PROMPT
Make an exact copy of the lines, leaving the pictures out.

DATASET CONTENT
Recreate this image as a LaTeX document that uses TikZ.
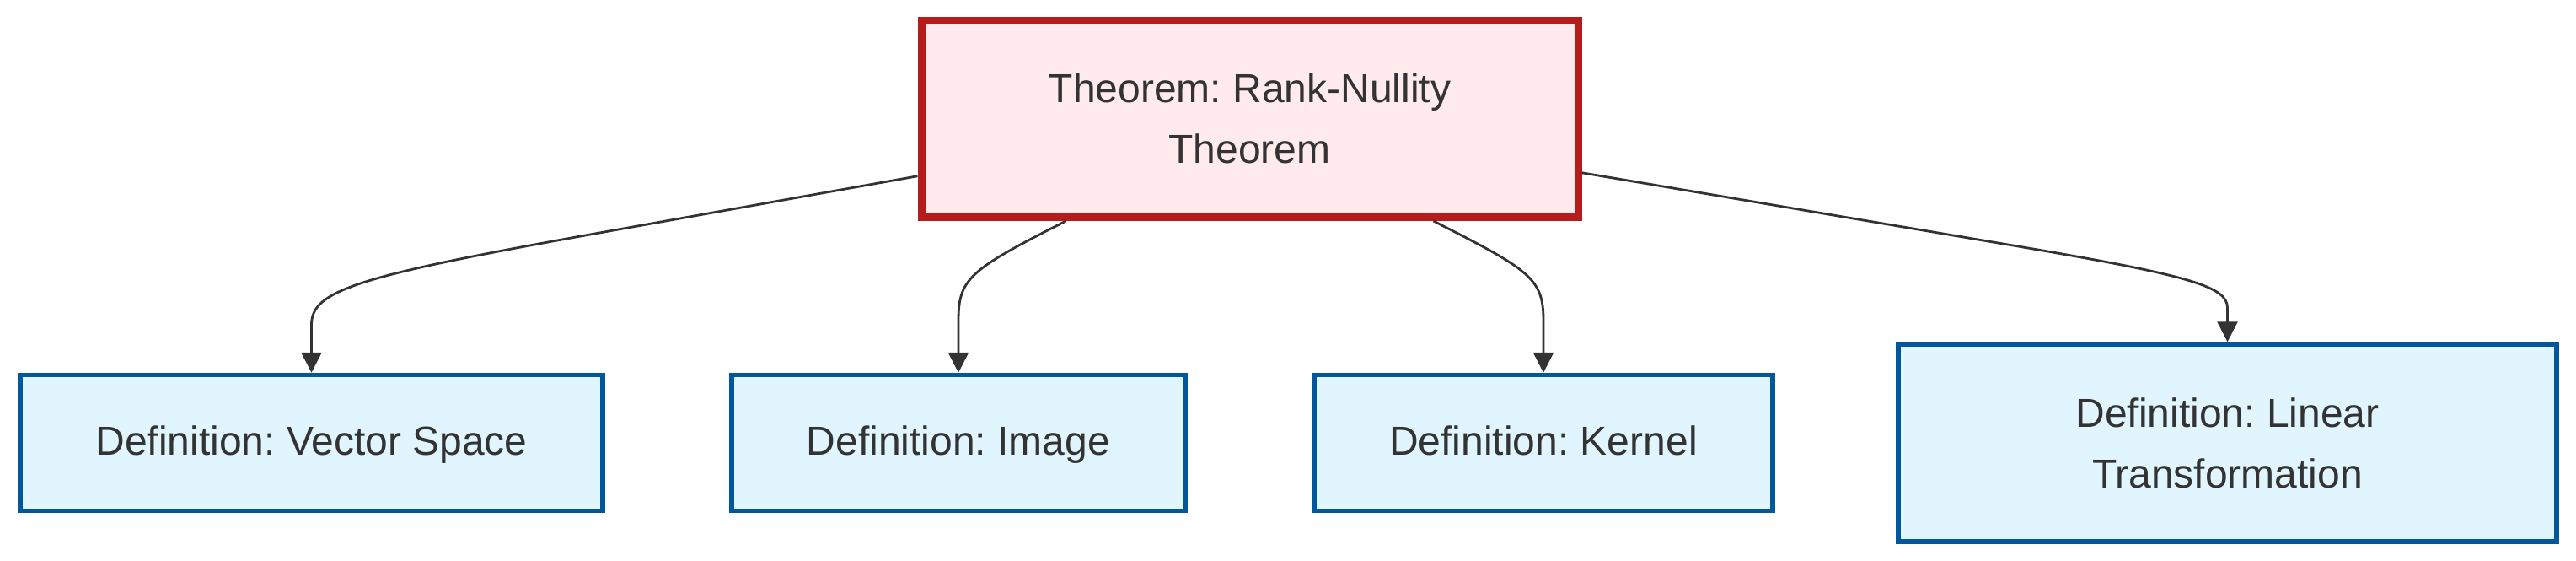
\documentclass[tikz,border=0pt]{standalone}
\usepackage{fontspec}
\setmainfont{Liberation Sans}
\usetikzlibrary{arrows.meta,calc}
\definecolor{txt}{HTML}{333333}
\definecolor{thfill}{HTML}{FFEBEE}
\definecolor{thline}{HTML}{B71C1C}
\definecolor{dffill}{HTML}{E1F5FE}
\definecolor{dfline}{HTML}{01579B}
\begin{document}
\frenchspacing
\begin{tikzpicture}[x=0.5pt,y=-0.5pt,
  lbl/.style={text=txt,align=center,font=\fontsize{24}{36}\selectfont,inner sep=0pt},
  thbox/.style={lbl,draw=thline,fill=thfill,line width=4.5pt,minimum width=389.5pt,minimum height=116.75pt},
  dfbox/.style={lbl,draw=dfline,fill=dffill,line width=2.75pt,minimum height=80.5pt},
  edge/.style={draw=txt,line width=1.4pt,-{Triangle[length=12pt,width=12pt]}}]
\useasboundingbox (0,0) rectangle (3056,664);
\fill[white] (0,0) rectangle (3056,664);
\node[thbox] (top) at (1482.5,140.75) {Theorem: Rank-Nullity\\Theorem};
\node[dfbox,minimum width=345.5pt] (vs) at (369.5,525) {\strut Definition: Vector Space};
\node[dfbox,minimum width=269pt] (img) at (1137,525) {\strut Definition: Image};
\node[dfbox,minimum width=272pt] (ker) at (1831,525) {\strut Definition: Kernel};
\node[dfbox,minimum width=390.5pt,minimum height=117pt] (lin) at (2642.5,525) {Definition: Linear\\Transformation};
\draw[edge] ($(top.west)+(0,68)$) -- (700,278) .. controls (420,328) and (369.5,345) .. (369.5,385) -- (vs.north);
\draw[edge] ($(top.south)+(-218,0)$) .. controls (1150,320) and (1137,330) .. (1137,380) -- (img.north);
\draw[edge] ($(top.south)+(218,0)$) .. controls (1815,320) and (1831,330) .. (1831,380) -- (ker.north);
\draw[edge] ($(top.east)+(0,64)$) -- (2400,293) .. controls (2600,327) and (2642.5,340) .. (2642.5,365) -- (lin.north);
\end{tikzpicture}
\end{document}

FULL ANSWER
Recreate this image as a LaTeX document that uses TikZ.
\documentclass[tikz,border=0pt]{standalone}
\usepackage{fontspec}
\setmainfont{Liberation Sans}
\usetikzlibrary{arrows.meta,calc}
\definecolor{txt}{HTML}{333333}
\definecolor{thfill}{HTML}{FFEBEE}
\definecolor{thline}{HTML}{B71C1C}
\definecolor{dffill}{HTML}{E1F5FE}
\definecolor{dfline}{HTML}{01579B}
\begin{document}
\frenchspacing
\begin{tikzpicture}[x=0.5pt,y=-0.5pt,
  lbl/.style={text=txt,align=center,font=\fontsize{24}{36}\selectfont,inner sep=0pt},
  thbox/.style={lbl,draw=thline,fill=thfill,line width=4.5pt,minimum width=389.5pt,minimum height=116.75pt},
  dfbox/.style={lbl,draw=dfline,fill=dffill,line width=2.75pt,minimum height=80.5pt},
  edge/.style={draw=txt,line width=1.4pt,-{Triangle[length=12pt,width=12pt]}}]
\useasboundingbox (0,0) rectangle (3056,664);
\fill[white] (0,0) rectangle (3056,664);
\node[thbox] (top) at (1482.5,140.75) {Theorem: Rank-Nullity\\Theorem};
\node[dfbox,minimum width=345.5pt] (vs) at (369.5,525) {\strut Definition: Vector Space};
\node[dfbox,minimum width=269pt] (img) at (1137,525) {\strut Definition: Image};
\node[dfbox,minimum width=272pt] (ker) at (1831,525) {\strut Definition: Kernel};
\node[dfbox,minimum width=390.5pt,minimum height=117pt] (lin) at (2642.5,525) {Definition: Linear\\Transformation};
\draw[edge] ($(top.west)+(0,68)$) -- (700,278) .. controls (420,328) and (369.5,345) .. (369.5,385) -- (vs.north);
\draw[edge] ($(top.south)+(-218,0)$) .. controls (1150,320) and (1137,330) .. (1137,380) -- (img.north);
\draw[edge] ($(top.south)+(218,0)$) .. controls (1815,320) and (1831,330) .. (1831,380) -- (ker.north);
\draw[edge] ($(top.east)+(0,64)$) -- (2400,293) .. controls (2600,327) and (2642.5,340) .. (2642.5,365) -- (lin.north);
\end{tikzpicture}
\end{document}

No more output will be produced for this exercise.